#### Requirements
Return the records from the first line through the line containing "(dTop) -- (dBot);", and leave out the pictures.

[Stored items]
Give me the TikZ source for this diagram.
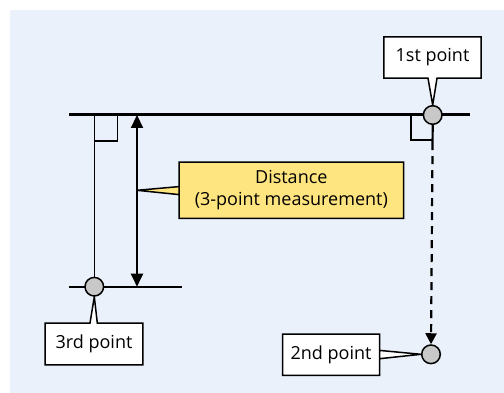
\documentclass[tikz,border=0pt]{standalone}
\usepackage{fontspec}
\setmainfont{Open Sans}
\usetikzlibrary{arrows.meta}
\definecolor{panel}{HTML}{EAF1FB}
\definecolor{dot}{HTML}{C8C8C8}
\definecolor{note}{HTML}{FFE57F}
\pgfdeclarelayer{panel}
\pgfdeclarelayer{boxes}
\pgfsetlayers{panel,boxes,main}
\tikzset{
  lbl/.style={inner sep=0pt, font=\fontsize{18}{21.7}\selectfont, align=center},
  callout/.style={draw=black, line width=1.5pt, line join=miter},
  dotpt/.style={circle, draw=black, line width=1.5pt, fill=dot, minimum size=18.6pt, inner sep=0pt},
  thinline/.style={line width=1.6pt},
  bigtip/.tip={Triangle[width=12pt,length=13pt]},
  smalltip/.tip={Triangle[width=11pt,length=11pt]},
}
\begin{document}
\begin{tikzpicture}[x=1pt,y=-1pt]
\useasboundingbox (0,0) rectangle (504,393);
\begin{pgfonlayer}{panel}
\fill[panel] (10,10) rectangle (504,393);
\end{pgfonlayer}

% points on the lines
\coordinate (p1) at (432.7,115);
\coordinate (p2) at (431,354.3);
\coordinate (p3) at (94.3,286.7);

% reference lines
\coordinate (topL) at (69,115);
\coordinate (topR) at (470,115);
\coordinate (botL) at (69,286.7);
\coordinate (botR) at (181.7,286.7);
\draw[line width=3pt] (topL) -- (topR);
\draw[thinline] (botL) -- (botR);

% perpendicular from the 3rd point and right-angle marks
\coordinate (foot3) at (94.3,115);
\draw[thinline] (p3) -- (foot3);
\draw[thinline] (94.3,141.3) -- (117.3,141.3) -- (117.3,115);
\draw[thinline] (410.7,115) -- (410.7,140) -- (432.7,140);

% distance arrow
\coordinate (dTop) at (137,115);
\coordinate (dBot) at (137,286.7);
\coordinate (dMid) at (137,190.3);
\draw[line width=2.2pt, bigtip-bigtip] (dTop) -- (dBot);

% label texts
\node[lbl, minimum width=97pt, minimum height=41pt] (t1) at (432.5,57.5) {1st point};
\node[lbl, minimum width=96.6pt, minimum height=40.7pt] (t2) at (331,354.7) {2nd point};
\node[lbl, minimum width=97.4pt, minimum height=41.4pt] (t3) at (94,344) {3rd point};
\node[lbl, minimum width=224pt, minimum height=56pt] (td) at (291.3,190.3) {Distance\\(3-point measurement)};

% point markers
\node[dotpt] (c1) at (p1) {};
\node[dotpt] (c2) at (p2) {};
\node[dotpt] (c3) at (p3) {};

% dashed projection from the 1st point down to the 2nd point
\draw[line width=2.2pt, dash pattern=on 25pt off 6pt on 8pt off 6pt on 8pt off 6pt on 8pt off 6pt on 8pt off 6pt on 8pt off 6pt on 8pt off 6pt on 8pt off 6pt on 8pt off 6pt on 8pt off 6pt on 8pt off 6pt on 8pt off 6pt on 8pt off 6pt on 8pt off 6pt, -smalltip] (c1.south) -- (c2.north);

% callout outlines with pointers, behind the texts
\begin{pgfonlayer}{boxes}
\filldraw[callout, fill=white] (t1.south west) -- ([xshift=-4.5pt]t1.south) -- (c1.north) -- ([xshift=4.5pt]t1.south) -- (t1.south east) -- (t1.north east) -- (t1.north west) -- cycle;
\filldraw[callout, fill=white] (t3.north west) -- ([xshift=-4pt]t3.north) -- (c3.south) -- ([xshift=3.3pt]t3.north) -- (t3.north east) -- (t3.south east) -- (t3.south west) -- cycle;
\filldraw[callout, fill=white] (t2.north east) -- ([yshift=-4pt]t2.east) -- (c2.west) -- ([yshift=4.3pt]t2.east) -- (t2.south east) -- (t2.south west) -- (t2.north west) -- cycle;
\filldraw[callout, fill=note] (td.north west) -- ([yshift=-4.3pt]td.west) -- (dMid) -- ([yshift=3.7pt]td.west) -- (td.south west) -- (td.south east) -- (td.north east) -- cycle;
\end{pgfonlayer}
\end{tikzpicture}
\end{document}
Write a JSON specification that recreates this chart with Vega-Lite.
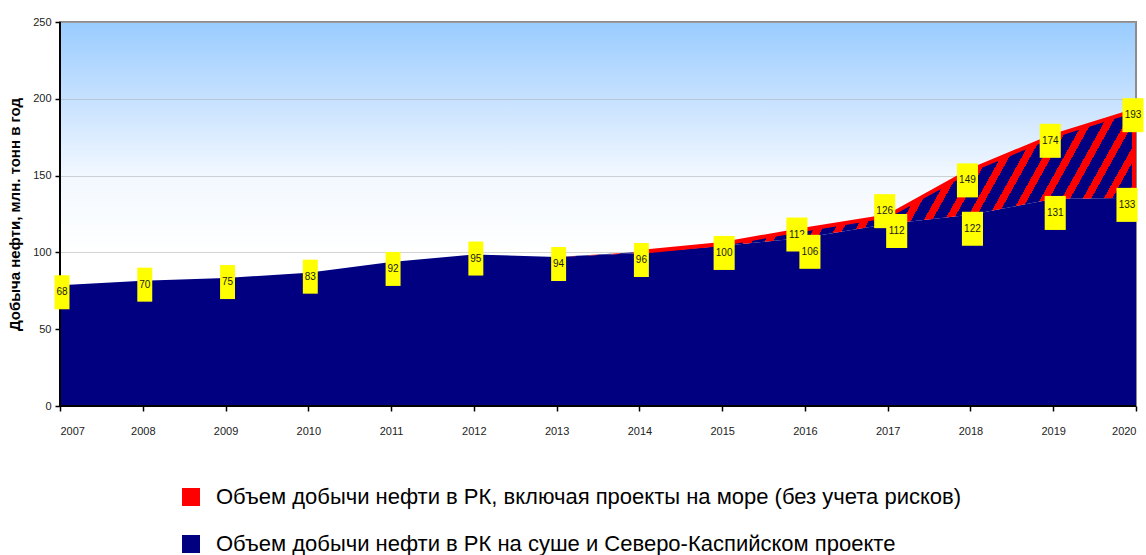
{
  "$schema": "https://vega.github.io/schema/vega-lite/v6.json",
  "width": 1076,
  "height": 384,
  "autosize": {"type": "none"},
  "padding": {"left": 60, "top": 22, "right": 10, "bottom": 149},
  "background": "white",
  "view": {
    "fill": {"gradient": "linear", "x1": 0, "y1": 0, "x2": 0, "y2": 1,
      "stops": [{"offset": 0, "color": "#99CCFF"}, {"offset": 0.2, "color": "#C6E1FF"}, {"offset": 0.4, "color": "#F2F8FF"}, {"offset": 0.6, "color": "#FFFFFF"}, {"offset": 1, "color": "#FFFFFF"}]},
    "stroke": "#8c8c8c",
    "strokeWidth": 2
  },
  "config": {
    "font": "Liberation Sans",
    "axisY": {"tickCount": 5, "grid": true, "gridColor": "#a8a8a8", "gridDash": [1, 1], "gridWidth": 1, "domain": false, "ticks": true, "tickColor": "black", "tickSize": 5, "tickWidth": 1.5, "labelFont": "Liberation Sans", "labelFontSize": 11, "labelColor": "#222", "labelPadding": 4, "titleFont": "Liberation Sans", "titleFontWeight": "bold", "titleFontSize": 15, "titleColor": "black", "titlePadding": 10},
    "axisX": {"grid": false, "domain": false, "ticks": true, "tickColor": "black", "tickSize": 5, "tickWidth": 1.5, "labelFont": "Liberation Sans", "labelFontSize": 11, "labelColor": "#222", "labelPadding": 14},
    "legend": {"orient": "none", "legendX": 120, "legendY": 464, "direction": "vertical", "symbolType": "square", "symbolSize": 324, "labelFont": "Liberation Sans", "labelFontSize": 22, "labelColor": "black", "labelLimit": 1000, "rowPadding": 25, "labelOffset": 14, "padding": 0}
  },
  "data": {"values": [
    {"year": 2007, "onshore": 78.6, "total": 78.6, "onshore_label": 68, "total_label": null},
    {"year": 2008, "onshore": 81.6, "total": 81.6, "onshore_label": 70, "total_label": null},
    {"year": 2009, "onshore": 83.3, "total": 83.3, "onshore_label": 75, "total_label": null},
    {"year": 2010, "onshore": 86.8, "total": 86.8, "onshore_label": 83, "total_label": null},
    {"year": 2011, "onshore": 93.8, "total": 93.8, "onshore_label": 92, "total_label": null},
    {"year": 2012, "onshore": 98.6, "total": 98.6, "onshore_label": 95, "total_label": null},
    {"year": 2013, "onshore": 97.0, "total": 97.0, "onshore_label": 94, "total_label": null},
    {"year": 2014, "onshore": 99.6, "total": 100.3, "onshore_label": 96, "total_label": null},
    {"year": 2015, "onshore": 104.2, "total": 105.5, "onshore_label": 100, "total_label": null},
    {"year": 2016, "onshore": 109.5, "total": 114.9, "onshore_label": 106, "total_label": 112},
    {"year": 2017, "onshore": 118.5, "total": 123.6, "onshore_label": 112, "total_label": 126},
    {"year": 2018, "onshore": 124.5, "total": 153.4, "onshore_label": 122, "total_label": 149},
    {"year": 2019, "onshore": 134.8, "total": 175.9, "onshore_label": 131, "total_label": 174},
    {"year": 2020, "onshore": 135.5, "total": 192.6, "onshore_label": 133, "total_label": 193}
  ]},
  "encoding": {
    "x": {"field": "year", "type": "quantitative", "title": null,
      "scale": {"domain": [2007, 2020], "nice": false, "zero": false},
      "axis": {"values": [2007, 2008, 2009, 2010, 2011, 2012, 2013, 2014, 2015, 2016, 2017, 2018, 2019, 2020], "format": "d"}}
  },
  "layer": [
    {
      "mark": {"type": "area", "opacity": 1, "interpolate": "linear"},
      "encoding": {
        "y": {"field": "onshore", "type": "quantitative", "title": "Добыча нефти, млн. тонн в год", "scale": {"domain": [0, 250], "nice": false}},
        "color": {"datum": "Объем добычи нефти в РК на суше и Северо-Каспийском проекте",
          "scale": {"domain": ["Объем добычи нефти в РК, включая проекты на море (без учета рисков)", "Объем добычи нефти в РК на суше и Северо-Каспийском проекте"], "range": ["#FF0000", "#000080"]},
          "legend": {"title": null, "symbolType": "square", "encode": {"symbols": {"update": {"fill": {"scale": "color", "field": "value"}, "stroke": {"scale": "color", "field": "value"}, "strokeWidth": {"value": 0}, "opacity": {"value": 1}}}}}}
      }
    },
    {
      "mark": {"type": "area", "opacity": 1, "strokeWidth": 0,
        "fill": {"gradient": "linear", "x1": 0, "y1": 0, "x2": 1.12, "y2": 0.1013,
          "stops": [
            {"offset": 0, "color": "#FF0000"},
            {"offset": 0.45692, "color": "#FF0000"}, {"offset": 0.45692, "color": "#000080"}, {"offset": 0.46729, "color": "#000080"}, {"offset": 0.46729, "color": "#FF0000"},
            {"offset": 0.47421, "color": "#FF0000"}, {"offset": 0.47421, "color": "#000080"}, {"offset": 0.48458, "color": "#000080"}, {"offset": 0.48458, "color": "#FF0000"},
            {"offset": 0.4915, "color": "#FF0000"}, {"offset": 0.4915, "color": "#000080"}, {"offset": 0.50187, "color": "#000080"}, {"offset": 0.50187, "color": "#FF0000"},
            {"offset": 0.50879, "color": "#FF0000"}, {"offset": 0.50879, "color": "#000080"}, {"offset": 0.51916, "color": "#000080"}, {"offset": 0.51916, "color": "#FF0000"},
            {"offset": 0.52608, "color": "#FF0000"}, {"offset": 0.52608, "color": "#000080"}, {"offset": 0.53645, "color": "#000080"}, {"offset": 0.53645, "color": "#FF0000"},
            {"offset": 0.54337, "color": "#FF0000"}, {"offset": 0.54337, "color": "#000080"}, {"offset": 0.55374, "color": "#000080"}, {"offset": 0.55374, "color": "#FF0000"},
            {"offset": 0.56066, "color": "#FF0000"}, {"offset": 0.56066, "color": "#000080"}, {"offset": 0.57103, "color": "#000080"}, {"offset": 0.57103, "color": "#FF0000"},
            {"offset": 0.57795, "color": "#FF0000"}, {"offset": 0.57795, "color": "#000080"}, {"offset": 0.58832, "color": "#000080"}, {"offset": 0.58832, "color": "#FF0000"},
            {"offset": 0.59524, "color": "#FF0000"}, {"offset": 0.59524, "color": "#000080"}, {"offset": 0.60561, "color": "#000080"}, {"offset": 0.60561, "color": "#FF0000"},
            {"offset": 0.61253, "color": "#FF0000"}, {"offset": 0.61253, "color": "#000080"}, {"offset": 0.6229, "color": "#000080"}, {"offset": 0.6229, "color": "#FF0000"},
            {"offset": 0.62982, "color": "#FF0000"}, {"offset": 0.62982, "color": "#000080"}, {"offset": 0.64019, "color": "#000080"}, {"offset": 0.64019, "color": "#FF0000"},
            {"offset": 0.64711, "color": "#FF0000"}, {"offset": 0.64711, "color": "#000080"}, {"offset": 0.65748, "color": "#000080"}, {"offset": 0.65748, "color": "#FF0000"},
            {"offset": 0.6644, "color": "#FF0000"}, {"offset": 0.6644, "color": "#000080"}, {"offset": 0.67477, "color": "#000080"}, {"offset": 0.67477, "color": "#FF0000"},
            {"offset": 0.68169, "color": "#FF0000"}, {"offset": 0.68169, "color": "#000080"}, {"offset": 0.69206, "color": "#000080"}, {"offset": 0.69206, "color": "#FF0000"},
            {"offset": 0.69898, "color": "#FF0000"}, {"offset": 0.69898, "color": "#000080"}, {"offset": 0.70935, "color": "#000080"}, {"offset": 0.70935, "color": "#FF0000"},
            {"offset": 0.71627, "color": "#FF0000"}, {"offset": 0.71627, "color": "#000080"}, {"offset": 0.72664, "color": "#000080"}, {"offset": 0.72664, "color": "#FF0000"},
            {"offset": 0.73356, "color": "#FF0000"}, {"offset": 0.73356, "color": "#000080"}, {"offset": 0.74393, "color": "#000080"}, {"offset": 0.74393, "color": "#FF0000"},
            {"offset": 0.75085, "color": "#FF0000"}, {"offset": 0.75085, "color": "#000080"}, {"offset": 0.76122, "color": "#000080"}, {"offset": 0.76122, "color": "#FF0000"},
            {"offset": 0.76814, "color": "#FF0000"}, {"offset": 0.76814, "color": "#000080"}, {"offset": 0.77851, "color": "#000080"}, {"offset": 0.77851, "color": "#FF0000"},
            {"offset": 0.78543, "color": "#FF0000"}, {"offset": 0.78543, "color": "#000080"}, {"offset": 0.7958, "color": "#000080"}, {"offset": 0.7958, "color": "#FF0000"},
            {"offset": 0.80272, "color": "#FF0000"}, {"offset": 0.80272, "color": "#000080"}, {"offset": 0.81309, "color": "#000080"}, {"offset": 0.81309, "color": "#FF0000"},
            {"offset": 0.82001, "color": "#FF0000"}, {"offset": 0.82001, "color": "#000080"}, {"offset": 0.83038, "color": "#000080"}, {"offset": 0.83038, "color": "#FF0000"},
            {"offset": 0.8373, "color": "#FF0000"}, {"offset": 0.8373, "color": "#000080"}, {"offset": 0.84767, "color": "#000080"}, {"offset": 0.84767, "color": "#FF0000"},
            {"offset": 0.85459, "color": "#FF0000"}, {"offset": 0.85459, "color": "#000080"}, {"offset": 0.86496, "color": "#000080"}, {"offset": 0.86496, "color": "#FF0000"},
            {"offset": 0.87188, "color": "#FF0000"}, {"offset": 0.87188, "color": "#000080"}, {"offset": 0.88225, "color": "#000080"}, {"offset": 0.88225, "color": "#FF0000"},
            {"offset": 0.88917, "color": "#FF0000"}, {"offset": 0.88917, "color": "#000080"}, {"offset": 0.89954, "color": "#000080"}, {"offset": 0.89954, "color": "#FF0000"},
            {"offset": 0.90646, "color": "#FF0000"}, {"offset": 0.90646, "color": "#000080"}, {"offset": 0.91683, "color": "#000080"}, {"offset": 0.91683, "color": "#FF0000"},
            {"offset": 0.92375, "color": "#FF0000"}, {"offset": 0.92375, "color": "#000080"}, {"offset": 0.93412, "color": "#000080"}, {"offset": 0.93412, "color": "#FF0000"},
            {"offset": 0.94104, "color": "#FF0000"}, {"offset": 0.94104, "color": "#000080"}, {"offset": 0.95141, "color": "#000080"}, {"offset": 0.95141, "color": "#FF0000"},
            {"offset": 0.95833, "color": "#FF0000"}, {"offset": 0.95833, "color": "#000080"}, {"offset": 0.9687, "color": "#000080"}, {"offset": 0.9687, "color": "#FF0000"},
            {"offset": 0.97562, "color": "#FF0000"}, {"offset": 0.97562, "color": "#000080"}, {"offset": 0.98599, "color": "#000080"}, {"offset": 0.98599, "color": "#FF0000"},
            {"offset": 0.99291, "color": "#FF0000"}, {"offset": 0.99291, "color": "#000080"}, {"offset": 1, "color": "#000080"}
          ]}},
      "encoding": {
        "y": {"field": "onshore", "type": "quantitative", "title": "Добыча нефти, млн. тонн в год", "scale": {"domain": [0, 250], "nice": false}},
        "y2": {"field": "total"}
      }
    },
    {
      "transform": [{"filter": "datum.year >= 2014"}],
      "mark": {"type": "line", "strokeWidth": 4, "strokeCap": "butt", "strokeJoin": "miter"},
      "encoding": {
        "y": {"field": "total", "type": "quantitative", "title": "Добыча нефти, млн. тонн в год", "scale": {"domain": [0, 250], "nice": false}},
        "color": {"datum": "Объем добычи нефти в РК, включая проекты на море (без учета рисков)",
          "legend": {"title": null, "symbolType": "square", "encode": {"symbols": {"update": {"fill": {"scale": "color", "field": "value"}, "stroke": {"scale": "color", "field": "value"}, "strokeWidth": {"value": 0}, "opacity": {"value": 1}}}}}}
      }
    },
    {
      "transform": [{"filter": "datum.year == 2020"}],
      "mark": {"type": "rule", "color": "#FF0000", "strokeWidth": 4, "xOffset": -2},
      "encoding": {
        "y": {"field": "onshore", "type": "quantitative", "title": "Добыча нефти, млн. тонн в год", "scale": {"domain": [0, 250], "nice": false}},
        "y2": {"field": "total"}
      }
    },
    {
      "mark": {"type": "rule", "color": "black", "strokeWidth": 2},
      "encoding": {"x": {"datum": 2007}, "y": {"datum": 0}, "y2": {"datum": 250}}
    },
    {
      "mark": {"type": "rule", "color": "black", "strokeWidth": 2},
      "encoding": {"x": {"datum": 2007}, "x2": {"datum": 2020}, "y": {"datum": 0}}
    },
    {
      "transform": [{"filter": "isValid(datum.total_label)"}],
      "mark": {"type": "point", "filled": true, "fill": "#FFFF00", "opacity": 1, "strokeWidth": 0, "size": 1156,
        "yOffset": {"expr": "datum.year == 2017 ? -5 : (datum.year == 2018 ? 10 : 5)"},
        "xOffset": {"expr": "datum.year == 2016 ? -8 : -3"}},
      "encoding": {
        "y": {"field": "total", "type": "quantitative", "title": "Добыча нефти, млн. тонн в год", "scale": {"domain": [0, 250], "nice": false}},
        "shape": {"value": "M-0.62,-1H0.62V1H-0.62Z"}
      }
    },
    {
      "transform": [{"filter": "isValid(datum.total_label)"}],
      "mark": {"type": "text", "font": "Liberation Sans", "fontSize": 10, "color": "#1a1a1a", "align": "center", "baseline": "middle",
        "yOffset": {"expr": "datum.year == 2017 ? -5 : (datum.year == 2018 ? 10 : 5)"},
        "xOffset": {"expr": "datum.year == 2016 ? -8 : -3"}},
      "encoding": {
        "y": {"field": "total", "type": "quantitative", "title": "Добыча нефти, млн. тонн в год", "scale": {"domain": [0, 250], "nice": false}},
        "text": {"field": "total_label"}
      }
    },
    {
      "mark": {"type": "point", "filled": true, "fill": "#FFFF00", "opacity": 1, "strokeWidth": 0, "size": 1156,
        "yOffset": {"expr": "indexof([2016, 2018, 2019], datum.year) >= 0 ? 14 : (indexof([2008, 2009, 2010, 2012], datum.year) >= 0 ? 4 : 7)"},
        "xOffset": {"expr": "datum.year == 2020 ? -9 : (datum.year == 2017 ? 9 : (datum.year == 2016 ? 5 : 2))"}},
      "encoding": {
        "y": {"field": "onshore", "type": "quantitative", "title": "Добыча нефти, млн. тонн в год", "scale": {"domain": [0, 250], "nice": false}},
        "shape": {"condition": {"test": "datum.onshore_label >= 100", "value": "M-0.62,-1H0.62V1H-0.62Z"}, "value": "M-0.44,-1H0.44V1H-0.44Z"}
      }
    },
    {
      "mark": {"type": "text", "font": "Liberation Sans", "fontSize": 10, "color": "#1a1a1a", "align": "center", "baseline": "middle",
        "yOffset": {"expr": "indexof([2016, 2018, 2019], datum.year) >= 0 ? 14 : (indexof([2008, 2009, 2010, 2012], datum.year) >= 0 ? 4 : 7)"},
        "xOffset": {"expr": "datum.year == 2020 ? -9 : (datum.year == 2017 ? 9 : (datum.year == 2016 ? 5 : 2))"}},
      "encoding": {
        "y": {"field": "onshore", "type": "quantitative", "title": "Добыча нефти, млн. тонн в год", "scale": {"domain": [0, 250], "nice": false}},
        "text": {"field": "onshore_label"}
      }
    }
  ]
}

#### Exercise answer
Give me the TikZ source for this diagram.
\documentclass[tikz,border=0pt]{standalone}
\usepackage{fontspec}
\setmainfont{Open Sans}
\usetikzlibrary{arrows.meta}
\definecolor{panel}{HTML}{EAF1FB}
\definecolor{dot}{HTML}{C8C8C8}
\definecolor{note}{HTML}{FFE57F}
\pgfdeclarelayer{panel}
\pgfdeclarelayer{boxes}
\pgfsetlayers{panel,boxes,main}
\tikzset{
  lbl/.style={inner sep=0pt, font=\fontsize{18}{21.7}\selectfont, align=center},
  callout/.style={draw=black, line width=1.5pt, line join=miter},
  dotpt/.style={circle, draw=black, line width=1.5pt, fill=dot, minimum size=18.6pt, inner sep=0pt},
  thinline/.style={line width=1.6pt},
  bigtip/.tip={Triangle[width=12pt,length=13pt]},
  smalltip/.tip={Triangle[width=11pt,length=11pt]},
}
\begin{document}
\begin{tikzpicture}[x=1pt,y=-1pt]
\useasboundingbox (0,0) rectangle (504,393);
\begin{pgfonlayer}{panel}
\fill[panel] (10,10) rectangle (504,393);
\end{pgfonlayer}

% points on the lines
\coordinate (p1) at (432.7,115);
\coordinate (p2) at (431,354.3);
\coordinate (p3) at (94.3,286.7);

% reference lines
\coordinate (topL) at (69,115);
\coordinate (topR) at (470,115);
\coordinate (botL) at (69,286.7);
\coordinate (botR) at (181.7,286.7);
\draw[line width=3pt] (topL) -- (topR);
\draw[thinline] (botL) -- (botR);

% perpendicular from the 3rd point and right-angle marks
\coordinate (foot3) at (94.3,115);
\draw[thinline] (p3) -- (foot3);
\draw[thinline] (94.3,141.3) -- (117.3,141.3) -- (117.3,115);
\draw[thinline] (410.7,115) -- (410.7,140) -- (432.7,140);

% distance arrow
\coordinate (dTop) at (137,115);
\coordinate (dBot) at (137,286.7);
\coordinate (dMid) at (137,190.3);
\draw[line width=2.2pt, bigtip-bigtip] (dTop) -- (dBot);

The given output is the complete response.